Previously, I set myself the task of exploring the city entirely on foot, watched two dogs launch a guerrilla ambush on a third and then stumbled across a cinema and sat down to an afternoon of The Great Raid (great) and Harry Potter (hairy.)
My walking tour was curtailed by an aneurysm in my groin. Well, not an aneurysm per se but it might as well have been. My glands were swollen and aching. I managed to convince myself that I was probably dying and got a fitful night’s sleep, waking every seven minutes to inspect myself.
(Aside 1: The last time I had underpant discomfort in Asia I hobbled back to the UK with my tail and “the worst case of herpes” my doctor had ever seen between my legs. She was ultimately proved wrong through a series of elaborate and largely painful and humiliating tests. I was never in doubt, of course. That year had been particularly barren for me. My mum had given me 144 condoms for a ten-month stint in Malaysia. I came home with 143 and knowledge of the “posh wank.”)

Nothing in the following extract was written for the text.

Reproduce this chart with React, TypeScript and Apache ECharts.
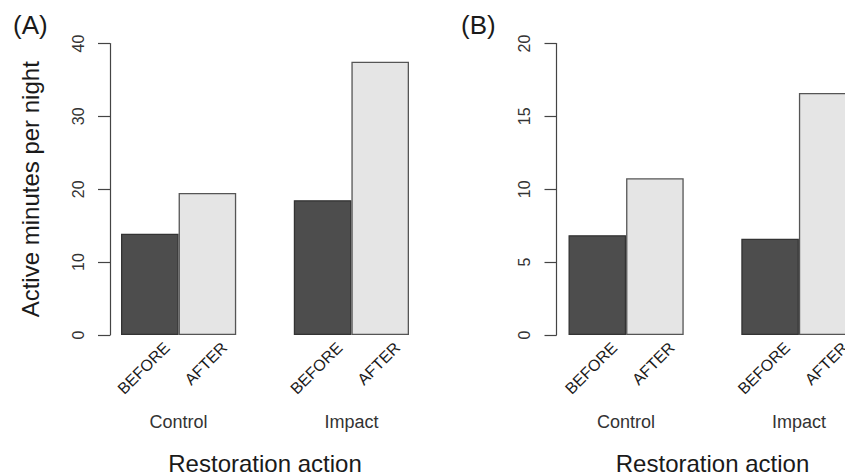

So the next morning I was pleased to see that the swelling had gone down and I could swing without discomfort. BUT! the pain had crept up twixt my buttocks and was really quite sore. So I jumped in a taxi, ready to hear that I had an insect living in my veins. Or only a few days left to procreate.
(Aside 2: My medical history is largely the story of my backside. When I was only a few months old, I was laid on an operating table and force-fed a barium enema to highlight a fistula. Fast forward 23 years and there is a big black man shaving my bottom while I sob quietly into a pillow, prior to the removal of a pilonidal cyst.)
Bumrungrad Hospital is awesome. The first two floors have Starbucks, McDonalds and Pizza Express, it’s listed on the Bangkok Stock Exchange and is testament to how hospitals the world over should be. Within five minutes I was having my vitals measured and okayed, then a receptionist asked me what the problem was. I told him – “enlarged glands in the groin, painful buttocks” – which was more than his English could grasp. I said it again, louder. Then again. Then I said, highly embarrassed, “I think a GP will be fine.”
“OK , no problem sir … is a lady doctor ok?”
And after 15 minutes of questioning, medical history, sexual history, early modern history and the weather in Belgium, I am once again in a hospital with my pants around my ankles and a very petite, gentle Thai lady has her nose level with my arsehole, prods a bit, mutters sympathetically and diagnoses cellulitis and lymphadenitis, which will almost certainly clear up after a course of antibiotics. “Don’t worry! No more surgery.”
So if you need me, I’ll be lying on my front, inducing sleep.